The first thing he did was go out and buy me three hamburgers. Yummmmy! By then, I was steadier on my feet and my appetite was back. We had a few days of companionable fun together and then he left on another trip.
I found a day job Monday to Friday washing dishes at a cafe in the industrial district, and got back on carhopping at Town and Country at night. I found a 14-foot travel trailer with lights and plumbing, for rent in an alley just a block from my day job. The cook there, Mrs. Fields, taught me several of the culinary secrets that have helped to make me the prize-winning cook and baker I am now.
Lots of time passed. One day a cab driver asked me if I’d heard about Statch and his friend. They had been killed in a car wreck on a mountain road in Colorado a few days after I’d last seen him.
Thus ends the Statch story. What is notable about it for me is that I literally had not thought about Statch for years.

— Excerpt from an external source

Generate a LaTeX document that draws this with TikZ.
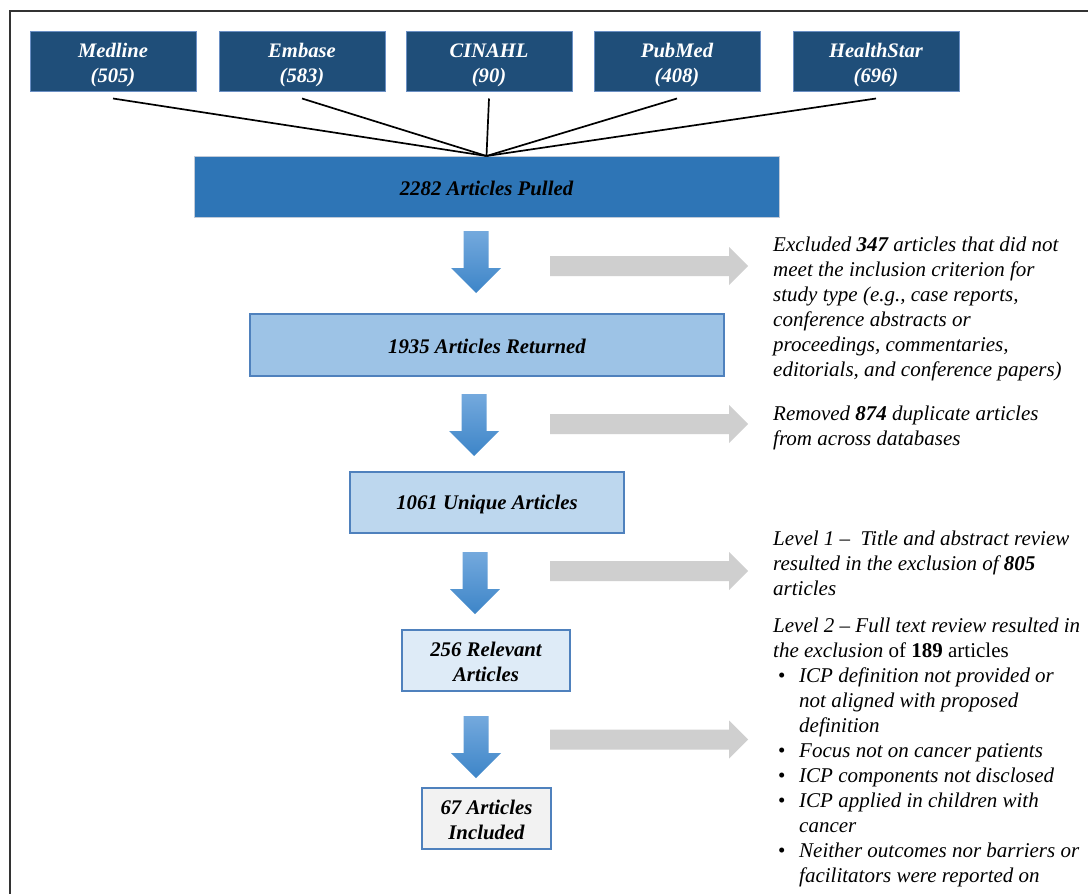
\documentclass[tikz,border=0pt]{standalone}
\usepackage{fontspec}
\setmainfont{Liberation Serif}
\definecolor{navy}{HTML}{1F4E79}
\definecolor{dbborder}{HTML}{6A8FC4}
\definecolor{pulledfill}{HTML}{2E75B6}
\definecolor{pulledborder}{HTML}{C0CAD8}
\definecolor{retfill}{HTML}{9DC3E6}
\definecolor{uniqfill}{HTML}{BDD7EE}
\definecolor{relfill}{HTML}{DEEBF7}
\definecolor{incfill}{HTML}{F2F2F2}
\definecolor{stageborder}{HTML}{4F81BD}
\definecolor{arrtop}{HTML}{74A9DD}
\definecolor{arrbot}{HTML}{3D85C8}
\definecolor{grayarr}{HTML}{CFCFCF}
\definecolor{framecol}{HTML}{333333}
\newcommand{\bulitem}{\makebox[26pt][l]{\hspace{5pt}\upshape\textbullet}}
\newcommand{\contind}{\hspace*{26pt}}
\newcommand{\toppad}{\rule{0pt}{22pt}}
\begin{document}
\begin{tikzpicture}[x=1pt,y=-1pt,
  db/.style={draw=dbborder, fill=navy, line width=1pt, minimum width=166pt, minimum height=60pt,
    inner sep=0pt, align=center, text=white, font=\fontsize{20.6}{25}\selectfont\bfseries\itshape},
  stage/.style={draw=stageborder, line width=1.5pt, inner sep=0pt, align=center,
    font=\fontsize{20.8}{25}\selectfont\bfseries\itshape},
  note/.style={anchor=north west, inner sep=0pt, align=left, font=\fontsize{21}{25}\selectfont\itshape},
  conn/.style={draw=black, line width=1.7pt},
  downarr/.pic={\shade[top color=arrtop, bottom color=arrbot]
    (-12.5,0) -- (12.5,0) -- (12.5,37) -- (25,37) -- (0,62) -- (-25,37) -- (-12.5,37) -- cycle;},
  rightarr/.pic={\fill[grayarr]
    (0,-10) -- (179,-10) -- (179,-19) -- (198,0) -- (179,19) -- (179,10) -- (0,10) -- cycle;}
]
\useasboundingbox (0,0) rectangle (1088,894);
\fill[white] (0,0) rectangle (1088,894);
% frame
\draw[framecol, line width=1.5pt] (10,900) -- (10,11) -- (1095,11);

% databases
\node[db] (m) at (113,61) {\toppad Medline\\(505)};
\node[db] (e) at (302,61) {\toppad Embase\\(583)};
\node[db] (c) at (489,61) {\toppad CINAHL\\(90)};
\node[db] (p) at (677,61) {\toppad PubMed\\(408)};
\node[db] (h) at (876,61) {\toppad HealthStar\\(696)};

% stages
\node[stage, draw=pulledborder, line width=1pt, fill=pulledfill, minimum width=585pt, minimum height=61pt] (pulled) at (486.5,187) {\rule{0pt}{18pt}2282 Articles Pulled};
\node[stage, fill=retfill, minimum width=474pt, minimum height=62pt] (returned) at (487,345) {\rule{0pt}{18pt}1935 Articles Returned};
\node[stage, fill=uniqfill, minimum width=274pt, minimum height=61pt] (unique) at (487,502.5) {\rule{0pt}{18pt}1061 Unique Articles};
\node[stage, fill=relfill, minimum width=168pt, minimum height=61pt] (relevant) at (486,660.5) {\rule{0pt}{18pt}256 Relevant\\Articles};
\node[stage, fill=incfill, minimum width=129pt, minimum height=61pt] (included) at (486.5,818.5) {\rule{0pt}{18pt}67 Articles\\Included};

% connectors
\foreach \n in {m,e,c,p,h} \draw[conn] ([yshift=-7pt]\n.south) -- (pulled.north);

% block arrows
\pic at (476,231) {downarr};
\pic at (474,394) {downarr};
\pic at (475,552) {downarr};
\pic at (476,716) {downarr};
\pic at (550,266) {rightarr};
\pic at (550,424) {rightarr};
\pic at (550,571) {rightarr};
\pic at (550,739.5) {rightarr};

% notes
\node[note] (n1) at (773,236.5) {Excluded \textbf{347} articles that did not\\
meet the inclusion criterion for\\
study type (e.g., case reports,\\
conference abstracts or\\
proceedings, commentaries,\\
editorials, and conference papers)};
\node[note] (n2) at (773,405.5) {Removed \textbf{874} duplicate articles\\
from across databases};
\node[note] (n3) at (773,530.5) {Level 1 --\ \ Title and abstract review\\
resulted in the exclusion of \textbf{805}\\
articles};
\node[note] (n4) at (773,617.5) {Level 2 -- Full text review resulted in\\
the exclusion {\upshape of \textbf{189} articles}\\
\bulitem ICP definition not provided or\\
\contind not aligned with proposed\\
\contind definition\\
\bulitem Focus not on cancer patients\\
\bulitem ICP components not disclosed\\
\bulitem ICP applied in children with\\
\contind cancer\\
\bulitem Neither outcomes nor barriers or\\
\contind facilitators were reported on};
\end{tikzpicture}
\end{document}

I took on guilt for his death. In retrospect, that is absurd. As my mind worked at the time, it makes sense.
It hurt to think about him, so I quit thinking about him. When I started writing this story, I couldn’t recall his real name. It came to me as I wrote, as did several details that had been “don’t recall” passages in my first draft. Now Statch’s voice and smile, and the way he threw his head back to get the hair out of his eyes, are vivid in my memory. I have no reason to forget him again. He lives in my heart.
Comments (12)
That’s sad about Stach but, so nice that you got to know him and nice for him that he got to know you.
funny, i knew a guy here in kansas w/the name larry crissman, too. spelling might have been a little different, it’s been a while but…odd… must be a kansas name, eh?
now i have to go and catch up from yesterday’s writings….
That really warmed my heart. Not the whole you having to pimp yourself out and not being able to get Marie back, but the fact that you can reclaim that peice of your heart and past. I think that has just got to be an amazing feeling.
I’ve read this a couple of times, and will respond in a private letter to the next course of action for the story …

Of YOUR life.
Thank you for bringing the story back. There is a lot of tragedy in this story, besides the one about Statch. I commend you for being such a wonderfully strong woman. A Survivor.
And for Statch, no matter what he was or what he did, he had a good heart and took care of you when he could. For that, he will live on in your heart, and he will be someone that I will remember, too.
…
…so many of us here are Survivors…and remarkably will still have things to offer and give to other ppl and are **doing** that each in our own special ways…thank-you. Again…ketchup soup reminded me of weeks that my mom and I lived on macaroni and tomato soup…a couple of lifetimes ago now…
WOW-ed!
I stand amazed by your strength.
There’s a lot of love in this. You and Statch might not have been great sex partners, but you shared great love, I think.
WOW-ed too!
I don’t have words ……….
SuSu I Think in a lopsided way you loved each other in a way only 2 real friends can. You where so fragmented, pieces just scotch taped together since your Dad went. Trying to fill the wholes or gaps with anything that even resembled Love. So many of us have tried to dull the ache in our soul with food,booze sex drugs you name it. He was your FRIEND. You’d lost your kids, dad, an empty shell where a nurturing mother would of helped. Just like with PTSD, you put his death out of your field of vision. Tucked it away so you’d have one less HURT to handle. Now your Loved in many ways. You took his memory out into the sunlight, polished it up where you can handle it. Made your peace with that page of your History book. Bravo Girl!